If anything, the highlight of the second half turns out to be the chips I finally order when the hubbub inside the bar area finally dies down after half-time. They are, by a considerable distance, the best chips I've ever had inside a football ground. Back in the covered stand again—the drizzle, which tailed off before 3.00, has returned—a dog watches me eat them with sufficient diligent attention to persuade me that if he had opposable thumbs, a notebook and pencil, he’d have been taking notes. The sadness in his eyes is obvious, but these chips are covered in sriarcha mayonnaise and I really don't want to be responsible for the owner having to clear up behind a dog with an explosive rear end in a couple of hours’ time. On this occasion, he has to go without.

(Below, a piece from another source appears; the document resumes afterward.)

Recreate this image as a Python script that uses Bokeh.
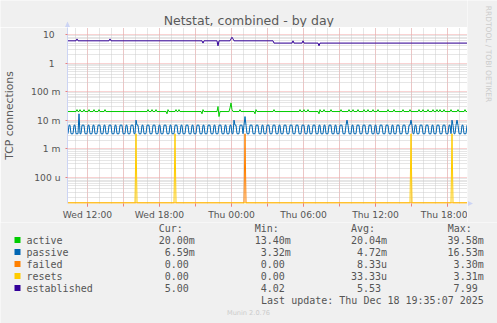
import datetime as dt
import math
from bokeh.plotting import figure
from bokeh.layouts import column, row
from bokeh.models import FixedTicker, DatetimeTickFormatter, Range1d
from bokeh.core.properties import value
from bokeh.embed import file_html
from bokeh.resources import INLINE

W, H = 497, 323
FL, FT, FR, FB = 67, 27, 467, 203
MAIN_H = 222

# ---------------- data ----------------
t0 = dt.datetime(2025, 12, 17, 10, 20)   # left edge of the graph
STEP_MIN = 5
N = 400

names = ["active", "passive", "failed", "resets", "established"]
colors = ["#00cc00", "#0066b3", "#ff8000", "#ffcc00", "#330099"]

# connections per 5-minute step (hex digits), rate = count / 300 s
active_counts = """
6666666667 6676667666 6766667666 6766666766 6666666666
6666666666 6666666666 6666666666 7666766676 6666666665
7666666676 6766666666 6666666666 6666576666 6666666666
9466666666 668c766666 6676666666 6666666576 6666666666
6666667666 6666666666 6666666666 6676667666 7666666666
6576667666 6667666666 6667666666 6766676666 7666667666
7666676666 7666666666 7666667666 6666676666 6676666666
6766676666 7666676667 6676667666 6667666666 7666666766
"""
passive_counts = """
1221112211 1511222111 2211122111 2221112211 1222111221
1122211122 1112221132 2111221112 2211122211 1221112221
1122111222 1112211122 2111221112 2211122111 2221112211
1222111221 1122113221 1122212421 1122211122 2111221112
2211122211 1221112221 1122211122 2111222111 2211122211
1221112211 1222111221 1122211123 2111221112 2211122211
1222111221 1122211122 2111221112 2211122211 1223211221
1122211122 2111221112 2211122211 1221321123 2111221112
"""
failed_events = [177]                # steps with one failed connection
resets_events = [68, 107, 343, 384]  # steps with one reset
established_vals = """
6666666667 6666666666 6666666666 6666666666 6676666666
6666666666 6666666666 6666666666 6666666666 6666666666
6666666666 6666666666 6666666666 6666656666 6666666666
4666666666 6667876666 6666666666 6666666666 6666666666
6666665555 5555555555 5555565555 5555565555 5555555555
5455555555 5555555555 5555555555 5555555555 5555555555
5555555555 5555555555 5555555555 5555555555 5555555555
5555555555 5555555555 5555555555 5555555555 5555555555
"""

cur_vals = ["20.00m", "6.59m", "0.00", "0.00", "5.00"]
min_vals = ["13.40m", "3.32m", "0.00", "0.00", "4.02"]
avg_vals = ["20.04m", "4.72m", "8.33u", "33.33u", "5.53"]
max_vals = ["39.58m", "16.53m", "3.30m", "3.31m", "7.99"]
col_heads = ["Cur:", "Min:", "Avg:", "Max:"]

y_ticks = [1e-4, 1e-3, 1e-2, 1e-1, 1.0, 10.0]
y_tick_labels = ["100 u", "1 m", "10 m", "100 m", "1", "10"]
x_tick_hours = [12, 18, 24, 30, 36, 42]   # hours after Wed 00:00

title = "Netstat, combined - by day"
ylabel = "TCP connections"
last_update = "Last update: Thu Dec 18 19:35:07 2025"
footer = "Munin 2.0.76"
side = "RRDTOOL / TOBI OETIKER"


def digits(s):
    return "".join(s.split())


a_s, p_s, e_s = digits(active_counts), digits(passive_counts), digits(established_vals)
assert len(a_s) == N and len(p_s) == N and len(e_s) == N

active = [int(c, 16) / 300 for c in a_s]
passive = [int(c) / 300 for c in p_s]
established = [float(c) for c in e_s]
failed = [0.0] * N
for i in failed_events:
    failed[i] = 1 / 300
resets = [0.0] * N
for i in resets_events:
    resets[i] = 1 / 300

times = [t0 + dt.timedelta(minutes=STEP_MIN * i + STEP_MIN / 2) for i in range(N)]
t1 = t0 + dt.timedelta(minutes=STEP_MIN * N)

YLO, YHI = 10 ** -4.92, 10 ** 1.245
FLOOR = 10 ** -4.9


def floor0(v):
    return [x if x > 0 else FLOOR for x in v]


RED = "#f2a6a6"
GRAY = "#cccccc"
TXT = "#555555"
AX = "#ccd4f4"
BG = "#f0f0f0"


def strip(x0, x1, y0, y1):
    """A figure whose frame is the canvas region [x0,x1] x [y0,y1] (pixels)."""
    f = figure(width=x1 - x0, height=y1 - y0, x_range=Range1d(x0, x1),
               y_range=Range1d(y1, y0), toolbar_location=None,
               output_backend="svg", min_border=0,
               x_axis_location=None, y_axis_location=None)
    f.grid.visible = False
    f.background_fill_color = BG
    f.border_fill_color = BG
    f.outline_line_color = None
    if "frame_align" in f.properties():
        f.frame_align = False
    return f


# ---------------- main figure ----------------
p = figure(frame_width=FR - FL, frame_height=FB - FT,
           x_axis_type="datetime", y_axis_type="log",
           x_range=(t0, t1), y_range=(YLO, YHI), title=None,
           toolbar_location=None, output_backend="svg",
           min_border_left=FL, min_border_right=0,
           min_border_top=0, min_border_bottom=MAIN_H - FB)
p.background_fill_color = "white"
p.border_fill_color = BG
p.outline_line_color = None
if "frame_align" in p.properties():
    p.frame_align = False

epoch = dt.datetime(1970, 1, 1)


def ms(d):
    return (d - epoch).total_seconds() * 1000.0


day0 = dt.datetime(2025, 12, 17)
hours_in = [day0 + dt.timedelta(hours=h) for h in range(48)]
hours_in = [h for h in hours_in if t0 <= h <= t1]
maj3 = [ms(h) for h in hours_in if h.hour % 3 == 0]
min1 = [ms(h) for h in hours_in]
maj6 = [ms(day0 + dt.timedelta(hours=h)) for h in x_tick_hours]

minor_y = [m * 10 ** k for k in range(-5, 2) for m in range(2, 10)
           if YLO < m * 10 ** k < YHI]

xg = p.xgrid[0]
xg.ticker = FixedTicker(ticks=maj3, minor_ticks=min1)
xg.grid_line_color = RED
xg.grid_line_dash = "1 1"
xg.minor_grid_line_color = GRAY
xg.minor_grid_line_dash = "1 1"

yg = p.ygrid[0]
yg.ticker = FixedTicker(ticks=y_ticks, minor_ticks=minor_y)
yg.grid_line_color = RED
yg.grid_line_dash = "1 1"
yg.minor_grid_line_color = GRAY
yg.minor_grid_line_dash = "1 1"

xa = p.xaxis[0]
xa.ticker = FixedTicker(ticks=maj6, minor_ticks=maj3)
xa.formatter = DatetimeTickFormatter(hours="%a %H:%M", hourmin="%a %H:%M",
                                     days="%a %H:%M", minutes="%a %H:%M")
xa.axis_line_color = None
xa.major_tick_line_color = "#e88080"
xa.minor_tick_line_color = "#e88080"
xa.major_tick_out = 3
xa.major_tick_in = 0
xa.minor_tick_out = 3
xa.minor_tick_in = 0
xa.major_label_standoff = 2
xa.major_label_text_font = "DejaVu Sans"
xa.major_label_text_font_size = "9.2px"
xa.major_label_text_color = TXT

ya = p.yaxis[0]
ya.ticker = FixedTicker(ticks=y_ticks)
ya.major_label_overrides = {
    t: (lab if " " in lab else lab + "\u00a0\u00a0")
    for t, lab in zip(y_ticks, y_tick_labels)
}
ya.axis_line_color = AX
ya.major_tick_line_color = "#e88080"
ya.major_tick_out = 2
ya.major_tick_in = 0
ya.minor_tick_line_color = None
ya.major_label_standoff = 5
ya.major_label_text_font = "DejaVu Sans"
ya.major_label_text_font_size = "9.2px"
ya.major_label_text_color = TXT
ya.axis_label = ylabel
ya.axis_label_text_font = "DejaVu Sans"
ya.axis_label_text_font_size = "10.8px"
ya.axis_label_text_font_style = "normal"
ya.axis_label_text_color = "#5a5a5a"
ya.axis_label_standoff = 12

for vals, col in zip([active, passive, failed, resets, established], colors):
    p.line(times, floor0(vals), line_color=col, line_width=1)

# ---------------- top strip: title + axis arrow ----------------
top = strip(0, FR, 0, FT)
top.text(x=[248.3], y=[19.5], text=[title], text_font=value("DejaVu Sans"),
         text_font_size=value("12.5px"), text_color="#5a5a5a",
         text_align="center", text_baseline="middle")
top.patch(x=[FL - 2.5, FL + 2.5, FL], y=[26.5, 26.5, 21], fill_color=AX,
          line_color=None)

# ---------------- right strip: rrdtool credit + axis arrow ----------------
rs = strip(FR, W, 0, MAIN_H)
rs.text(x=[487.5], y=[53.5], text=[side], text_font=value("DejaVu Sans"),
        text_font_size=value("7.5px"), text_color="#cccccc", angle=-math.pi / 2,
        text_align="center", text_baseline="middle")
rs.patch(x=[FR + 0.5, FR + 0.5, FR + 5.5], y=[FB - 2.5, FB + 2.5, FB],
         fill_color=AX, line_color=None)

# ---------------- legend strip ----------------
q = strip(0, W, MAIN_H, H)

MONO = value("DejaVu Sans Mono")
FS = value("10px")
hdr_y = 227.5
row_y = [239.5 + 12 * k for k in range(len(names))]
col_end = [188.3, 284.3, 380.5, 477.2]

q.rect(x=[17] * len(names), y=row_y, width=6, height=6,
       fill_color=colors, line_color=None)

tl_x, tl_y, tl_t = [], [], []        # left aligned texts
tr_x, tr_y, tr_t = [], [], []        # right aligned texts
for ce, h in zip(col_end, col_heads):
    tl_x.append(ce - 30); tl_y.append(hdr_y); tl_t.append(h)
for k, nm in enumerate(names):
    tl_x.append(26); tl_y.append(row_y[k]); tl_t.append(nm)
    for ce, arr in zip(col_end, [cur_vals, min_vals, avg_vals, max_vals]):
        s = arr[k]
        num, suf = (s[:-1], s[-1]) if s[-1].isalpha() else (s, "")
        tr_x.append(ce); tr_y.append(row_y[k]); tr_t.append(num)
        if suf:
            tl_x.append(ce); tl_y.append(row_y[k]); tl_t.append(suf)
tr_x.append(483.3); tr_y.append(299.5); tr_t.append(last_update)

q.text(x=tl_x, y=tl_y, text=tl_t, text_font=MONO, text_font_size=FS,
       text_color=TXT, text_align="left", text_baseline="middle")
q.text(x=tr_x, y=tr_y, text=tr_t, text_font=MONO, text_font_size=FS,
       text_color=TXT, text_align="right", text_baseline="middle")
q.text(x=[248], y=[312.7], text=[footer], text_font=value("DejaVu Sans"),
       text_font_size=value("6.6px"), text_color="#cccccc",
       text_align="center", text_baseline="middle")

layout = column(row(column(top, p, spacing=0), rs, spacing=0), q, spacing=0)
open("out.html", "w").write(file_html(layout, INLINE))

It’s not than another hour’s walk is beyond me, but I know that I have a two pound coin in my pocket, and as I walk past the bus stop near the ground which takes you back into Brighton town a bus pulls up, allowing me to save myself both valuable time and precious energy by jumping on it. It’s even passing by the railway station on its way to Hove. I’m on a train back to Worthing by six o’clock. Catastrophism? What catastrophism? My forty-plus year record of never having had a Saturday afternoon ruined by turning up at a game only to find that the weather has got in the way of it being played remains intact.
If Wembley does get into the nostrils as teams progress through this competition, for now that aroma remains distant. Whitehawk are still five rounds from Wembley and even though the teams of the National League haven’t even entered yet there were forty ties being played up and down the country in this round alone. But they’ve picked up £3,750 for getting through—there’s a consolation £1,000 for Lewes— and while singing, “Que sera sera, whatever will be will be” may still be a tiny bit premature with the biggest guns in the competition still waiting to make their debuts in it, they’re still in with a shout.
Lovely piece, Ian. Especially like the second-half highlight being a sad-eyed canine observing the author as they snarf down the best chips ever.